If Empedocles acheived a kind of immortality as a precursor of Darwin, his contemporary Anaxagoras is sometimes regarded as an intellectual ancestor of the currently popular cosmology of the big bang.  Anaxagoras was born around 500 BC in Clazomenae, near Izmir, and was possibly a pupil of Anaximenes. …

Here is his account of the beginning of the universe: ‘All things were together, infinite in number and infinite in smallness; for the small too was infinite.  While all these things were together, nothing was recognizable because of its smallness.  Everything lay under air and ether, both infinite’ (KRS 467).  This primeval pebble began to rotate, throwing off the surrounding ether and air and forming out of them the stars and the sun and the moon.  The rotation caused the separation of dense from rare, of hot from cold, of dry from wet, and bright from dark.  But the separation was never complete, and to this day there remains in every single thing a portion of everything else. 

The expansion of the universe, Anaxagoras maintained, has continued in the present and will continue in the future (KRS 476).  Perhaps it has already generated worlds other than our own.  As a result of the presence of everything in everything, he says,

men have been formed and the other ensouled animals.  And the men possess farms and inhabit cities just as we do, and they have a sun and a moon and the rest just like us.  The earth produces things of every sort for them to be harvested and stored, as it does for us.   I have said all this about the process of separating off, because it would have happened not only here with us, but elsewhere too. (KRS 498)

Anaxagoras thus has a claim to be the originator of the idea, later proposed by Giordano Bruno and popular again today in some quarters, that our cosmos is just one of many which may, like ours, be inhabited by intelligent creatures.  

(A New History of Western Philosophy, Volume 1: Ancient Philosophy, by Anthony Kenny, p.24-25)

The idea of cosmic pluralism has been around for nearly 2,500 years!  This idea was born at about the same time that western philosophy began to exist.

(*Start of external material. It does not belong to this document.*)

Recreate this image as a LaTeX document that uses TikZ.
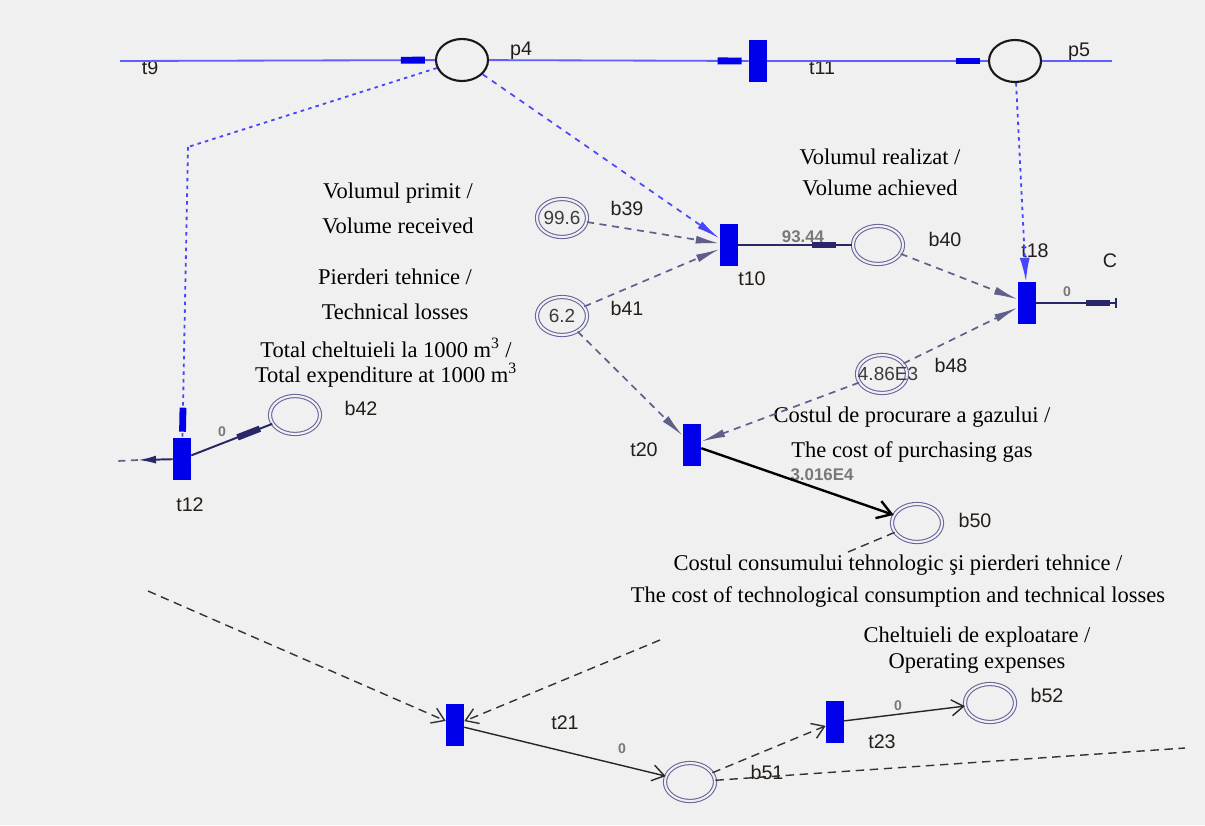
\documentclass[tikz,border=0pt]{standalone}
\usepackage{fontspec}
\setmainfont{Liberation Serif}
\setsansfont{Liberation Sans}
\usetikzlibrary{shapes.geometric,arrows.meta,decorations.markings}

\definecolor{bgcol}{RGB}{240,240,240}
\definecolor{lineblue}{RGB}{95,95,250}
\definecolor{dotblue}{RGB}{70,70,250}
\definecolor{rectblue}{RGB}{0,0,235}
\definecolor{navycol}{RGB}{40,40,105}
\definecolor{ndashcol}{RGB}{95,95,140}
\definecolor{ringcol}{RGB}{100,100,155}
\definecolor{lblcol}{RGB}{35,30,25}
\definecolor{numcol}{RGB}{120,120,120}
\definecolor{tokcol}{RGB}{60,60,60}

\newcommand{\notefont}{\fontsize{16}{24.8}\selectfont}
\newcommand{\lblfont}{\sffamily\fontsize{14}{16}\selectfont}
\newcommand{\numfont}{\sffamily\bfseries\fontsize{12}{14}\selectfont}
\newcommand{\zerofont}{\sffamily\bfseries\fontsize{10}{12}\selectfont}
\newcommand{\tokfont}{\sffamily\fontsize{13.5}{15}\selectfont}

\begin{document}
\begin{tikzpicture}[x=0.025cm, y=-0.025cm,
    trans/.style={rectangle, fill=rectblue, minimum width=0.45cm, minimum height=1.05cm, inner sep=0pt},
    place/.style={ellipse, draw=black!90, line width=1.5pt, minimum width=1.3cm, minimum height=1.05cm, inner sep=0pt},
    bplace/.style={ellipse, draw=ringcol, line width=0.75pt, double=bgcol, double distance=1.5pt, minimum width=1.25cm, minimum height=0.95cm, inner sep=0pt},
    tok/.style={font=\tokfont, text=tokcol, inner sep=0pt},
    lbl/.style={font=\lblfont, text=lblcol, inner sep=0pt},
    num/.style={font=\numfont, text=numcol, inner sep=0pt},
    zero/.style={font=\zerofont, text=numcol, inner sep=0pt},
    note/.style={font=\notefont, align=center, inner sep=0pt},
    tokmark/.style={postaction={decorate}, decoration={markings, mark=at position -#1 with {\arrow{Rectangle[length=0.6cm,width=0.16cm]}}}},
    bluemark/.style={postaction={decorate}, decoration={markings, mark=at position -#1 with {\arrow[rectblue]{Rectangle[length=0.6cm,width=0.17cm]}}}},
    toparc/.style={draw=lineblue, line width=1.3pt},
    dotarc/.style={draw=dotblue, line width=1.3pt, dash pattern=on 2.5pt off 3pt},
    dasharc/.style={draw=dotblue, line width=1.2pt, dash pattern=on 4pt off 4pt, -{Latex[length=0.6cm,width=0.2cm]}},
    navyarc/.style={draw=navycol, line width=1.4pt},
    ndash/.style={draw=ndashcol, line width=1.2pt, dash pattern=on 5pt off 4pt, -{Latex[length=0.6cm,width=0.2cm]}},
    kdash/.style={draw=black!80, line width=1pt, dash pattern=on 6pt off 4pt},
    kdart/.style={-{Straight Barb[length=0.3cm,width=0.4cm]}},
    karc/.style={draw=black!85, line width=1pt, kdart}]

  \useasboundingbox (0,0) rectangle (1205,825);
  \fill[bgcol] (0,0) rectangle (1205,825);

  % places and transitions
  \node[place] (p4) at (462,60) {};
  \node[trans] (t11) at (758,61) {};
  \node[place] (p5) at (1015,61) {};
  \node[trans] (t10) at (729,245) {};
  \node[trans] (t18) at (1027,303) {};
  \node[trans] (t12) at (182,459) {};
  \node[trans] (t20) at (692,445) {};
  \node[trans] (t21) at (455,725) {};
  \node[trans] (t23) at (835,722) {};
  \node[bplace] (b39) at (562,218) {};
  \node[bplace] (b41) at (562,316) {};
  \node[bplace] (b40) at (878,245) {};
  \node[bplace] (b48) at (882,374) {};
  \node[bplace] (b42) at (295,415) {};
  \node[bplace] (b50) at (917,523) {};
  \node[bplace] (b51) at (690,782) {};
  \node[bplace] (b52) at (990,703) {};

  \node[tok] (b39v) at (b39) {99.6};
  \node[tok] (b41v) at (b41) {6.2};
  \node[tok] (b48v) at (888,374) {4.86E3};

  % free ends
  \coordinate (t9) at (120,61);
  \coordinate (p5out) at (1112,61);
  \coordinate (k1) at (188,147);
  \coordinate (t18out) at (1117,303);
  \coordinate (t12out) at (138,460);
  \coordinate (t12end) at (118,461);
  \coordinate (b50out) at (848,552);
  \coordinate (kin1) at (148,591);
  \coordinate (kin2) at (660,640);
  \coordinate (kout) at (1185,748);

  % names
  \node[lbl] (t9l) at (150,68) {t9};
  \node[lbl] (p4l) at (521,51) {p4};
  \node[lbl] (t11l) at (822,68) {t11};
  \node[lbl] (p5l) at (1079,52) {p5};
  \node[lbl] (b39l) at (627,208) {b39};
  \node[lbl] (b41l) at (627,308) {b41};
  \node[lbl] (t10l) at (752,279) {t10};
  \node[lbl] (b40l) at (945,239) {b40};
  \node[lbl] (t18l) at (1035,251) {t18};
  \node[lbl] (cl) at (1110,261) {C};
  \node[lbl] (b48l) at (951,365) {b48};
  \node[lbl] (t20l) at (644,450) {t20};
  \node[lbl] (b42l) at (361,408) {b42};
  \node[lbl] (t12l) at (190,505) {t12};
  \node[lbl] (b50l) at (975,520) {b50};
  \node[lbl] (t21l) at (565,723) {t21};
  \node[lbl] (b51l) at (767,772) {b51};
  \node[lbl] (t23l) at (882,742) {t23};
  \node[lbl] (b52l) at (1047,695) {b52};

  % weights
  \node[num] (w1) at (803,237) {93.44};
  \node[zero] (w2) at (222,432) {0};
  \node[zero] (w3) at (1067,292) {0};
  \node[num] (w4) at (822,475) {3.016E4};
  \node[zero] (w5) at (622,749) {0};
  \node[zero] (w6) at (898,706) {0};

  % notes
  \node[note] (n1) at (398,208) {Volumul primit /\\Volume received};
  \node[note] (n2) at (395,294) {Pierderi tehnice /\\Technical losses};
  \node[note, font=\fontsize{16}{17.7}\selectfont] (n3) at (386,363)
    {Total cheltuieli la 1000 m\textsuperscript{3} /\\Total expenditure at 1000 m\textsuperscript{3}};
  \node[note, font=\fontsize{16}{22}\selectfont] (n4) at (880,172) {Volumul realizat /\\Volume achieved};
  \node[note] (n5) at (912,435) {Costul de procurare a gazului /\\The cost of purchasing gas};
  \node[note, font=\fontsize{16}{23}\selectfont] (n6) at (898,581)
    {Costul consumului tehnologic şi pierderi tehnice /\\The cost of technological consumption and technical losses};
  \node[note, font=\fontsize{16}{19}\selectfont] (n7) at (977,650) {Cheltuieli de exploatare /\\Operating expenses};

  % top row
  \draw[toparc, bluemark=0.25cm] (t9) -- (p4);
  \draw[toparc, bluemark=0.18cm] (p4) -- (t11);
  \draw[toparc, bluemark=0.2cm] (t11) -- (p5);
  \draw[toparc] (p5) -- (p5out);
  \draw[dotarc] (p4) -- (k1);
  \draw[dotarc, bluemark=0.15cm] (k1) -- (t12);
  \draw[dasharc] (p4) -- (t10);
  \draw[dotarc, -{Latex[length=0.6cm,width=0.25cm]}] (p5) -- (t18);

  % middle
  \draw[ndash] (b39) -- (t10);
  \draw[ndash] (b41) -- (t10);
  \draw[navyarc, tokmark=0.42cm] (t10) -- (b40);
  \draw[ndash] (b40) -- (t18);
  \draw[ndash] (b48) -- (t18);
  \draw[navyarc, tokmark=0.18cm, -{Bar[width=0.25cm]}] (t18) -- (t18out);
  \draw[ndash] (b41) -- (t20);
  \draw[ndash] (b48) -- (t20);
  \draw[black, line width=1.7pt, -{Straight Barb[length=0.35cm,width=0.45cm]}] (t20) -- (b50);
  \draw[kdash] (b50) -- (b50out);
  \draw[navyarc, tokmark=0.33cm] (t12) -- (b42);
  \draw[navyarc, -{Latex[length=0.45cm,width=0.2cm]}] (t12) -- (t12out);
  \draw[ndash, -] (t12out) -- (t12end);

  % bottom
  \draw[kdash, kdart] (kin1) -- (t21);
  \draw[kdash, kdart] (kin2) -- (t21);
  \draw[karc] (t21) -- (b51);
  \draw[kdash, kdart] (b51) -- (t23);
  \draw[kdash] (b51) -- (kout);
  \draw[karc] (t23) -- (b52);
\end{tikzpicture}
\end{document}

Presumably, Adamson is ignorant of ancient philosophy, and has no knowledge about Anaxagoras and his idea of cosmic pluralism.  Presumably, Adamson is ignorant of the history of philosophy in the Renaissance and the history of the Roman Inquisition (Bruno was burned at the stake –by the brilliant intellectual Christians who were leaders of the Roman Inquisition–for his various dangerous and heretical ideas, including cosmic pluralism).  But because cosmic pluralism has been a part of Western thought for about 2,500 years, even someone who is completely ignorant about the history of philosophy and the history of astronomy ought to be aware of this view of the universe.

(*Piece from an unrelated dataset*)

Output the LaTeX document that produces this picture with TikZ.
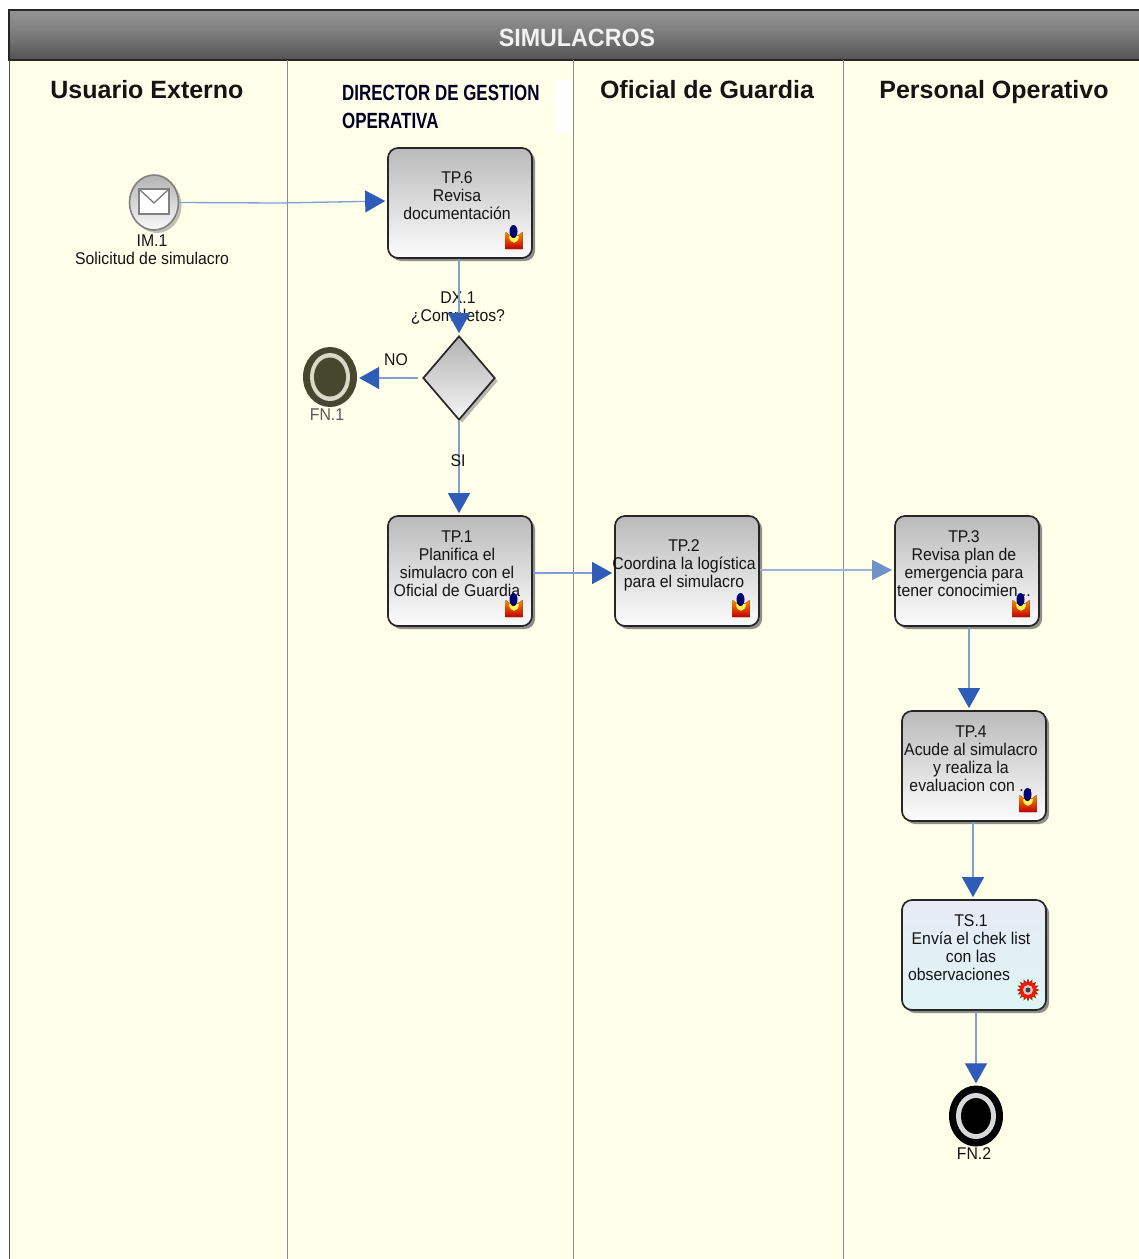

Has Adamson never seen a Star Trek episode or movie?  Has Adamson never seen a Star Wars movie?  Has Adamson never read a science-fiction book or story?  Science-fiction stories and movies commonly assume the truth of cosmic pluralism, so one would have to religiously avoid reading any science-fiction story or watching any science-fiction movie or any science-fiction television program in order to be unfamiliar with the idea that our universe might be filled with solar systems and with planets that are the right size and that are at the right distance from a sun, so that they can support plant, animal and human life.  What planet did Adamson come from?  Apparently, she came from a planet where there are no science-fiction stories, no science-fiction movies, and no science-fiction television programs.  What a sad little world that must be.

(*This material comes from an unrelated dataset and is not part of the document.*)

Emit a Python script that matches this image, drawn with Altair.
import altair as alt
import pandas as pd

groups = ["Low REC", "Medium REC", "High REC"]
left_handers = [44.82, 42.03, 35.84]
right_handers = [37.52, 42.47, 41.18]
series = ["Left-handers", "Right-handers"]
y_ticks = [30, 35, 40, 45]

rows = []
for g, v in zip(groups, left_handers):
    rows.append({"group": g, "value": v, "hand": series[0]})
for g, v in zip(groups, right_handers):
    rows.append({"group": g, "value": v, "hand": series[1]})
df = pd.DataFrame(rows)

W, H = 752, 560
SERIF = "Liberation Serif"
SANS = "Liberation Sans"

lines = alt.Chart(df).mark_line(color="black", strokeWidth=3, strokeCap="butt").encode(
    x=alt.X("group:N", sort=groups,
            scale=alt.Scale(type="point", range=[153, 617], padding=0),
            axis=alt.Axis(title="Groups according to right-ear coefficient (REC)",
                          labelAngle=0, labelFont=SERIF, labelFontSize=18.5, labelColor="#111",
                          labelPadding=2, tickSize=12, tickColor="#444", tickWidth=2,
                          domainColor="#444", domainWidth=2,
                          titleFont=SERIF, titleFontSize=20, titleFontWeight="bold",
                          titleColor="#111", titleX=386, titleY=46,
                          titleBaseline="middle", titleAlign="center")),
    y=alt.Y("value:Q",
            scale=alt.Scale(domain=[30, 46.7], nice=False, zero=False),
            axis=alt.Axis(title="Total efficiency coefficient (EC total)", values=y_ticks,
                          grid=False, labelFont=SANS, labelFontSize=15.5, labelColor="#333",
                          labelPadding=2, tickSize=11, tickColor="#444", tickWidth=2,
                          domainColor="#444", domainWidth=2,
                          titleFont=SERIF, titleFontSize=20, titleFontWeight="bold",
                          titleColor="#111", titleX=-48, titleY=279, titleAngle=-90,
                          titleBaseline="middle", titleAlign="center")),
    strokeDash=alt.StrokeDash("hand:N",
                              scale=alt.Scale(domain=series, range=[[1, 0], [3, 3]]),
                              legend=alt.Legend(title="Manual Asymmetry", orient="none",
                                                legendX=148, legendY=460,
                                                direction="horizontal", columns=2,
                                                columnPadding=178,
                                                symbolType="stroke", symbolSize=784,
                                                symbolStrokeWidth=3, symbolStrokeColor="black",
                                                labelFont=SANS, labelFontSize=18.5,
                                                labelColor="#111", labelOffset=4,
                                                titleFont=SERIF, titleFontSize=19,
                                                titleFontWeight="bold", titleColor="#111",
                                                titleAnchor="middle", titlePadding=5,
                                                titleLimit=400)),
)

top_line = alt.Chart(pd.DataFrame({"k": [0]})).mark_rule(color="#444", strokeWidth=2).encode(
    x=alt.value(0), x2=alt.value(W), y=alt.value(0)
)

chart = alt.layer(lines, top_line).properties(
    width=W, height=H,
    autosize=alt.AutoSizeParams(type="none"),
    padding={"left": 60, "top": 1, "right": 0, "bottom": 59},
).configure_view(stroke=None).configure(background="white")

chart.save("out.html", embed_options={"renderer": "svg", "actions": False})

One might object, at this point, that cosmic pluralism is a matter of speculation.  Anaxagorus was not a scientist, at least not in the modern sense.  He did not use a telescope to observe the planets in our solar system or the stars in our galaxy.  Bruno was not a scientist; he was a philosopher and theologian.  Bruno arrived at his theory of the universe based on abstract philosophical and theological reasoning, not on the basis of empirical science, not on the basis of careful observations and measurements, not on the basis of experiments.  Science-fiction stories and movies might well assume the truth of cosmic pluralism, but that doesn’t mean that we ought to believe that cosmic pluralism is true; fiction can be based on false or unproven assumptions.